Ну и я тоже никогда баклуши не бил. Так что не случайно в те достославные времена мы буквально на поток поставили выпуски ярких, запоминающихся премьер. В нашем театре ставились Шекспир, Мольер, Пушкин, Лермонтов, Гоголь, Чернышевский, Достоевский, Островский, Горький, Маяковский, Есенин, Дин Рид, Брехт. Из наших современников – Вознесенский, Евтушенко, Быков, Васильев, Трифонов, Бакланов. И вот это было для меня главное. А «ячество» любимовское, как и его, часто непредсказуемые, а то и алогичные поступки, я воспринимал всего лишь, как «причуды гения». Не амбициозный, уступчивый человек, я, честное слово, не видел необходимости в «перетягивании каната» на тему, кто в театре главнее – худрук или директор.

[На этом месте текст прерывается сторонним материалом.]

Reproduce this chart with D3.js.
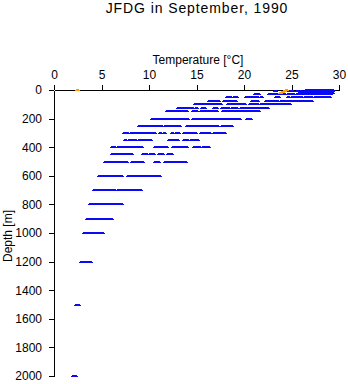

Ну, нравится тебе быть командиром, так и будь им. Другой вопрос, что он часто так «закручивал» в коллективе гайки, что мне, как тому политработнику за командиром-самодуром, приходилось их изо всех сил ослаблять. Не всегда, кстати, получалось. Только, видит Бог, я старался не то, чтобы угождать Любимову, но всячески поддерживал его творческое горение. Таких творцов всё же мало, согласись.
– И всё-таки как на самом деле создавался Театр на Таганке?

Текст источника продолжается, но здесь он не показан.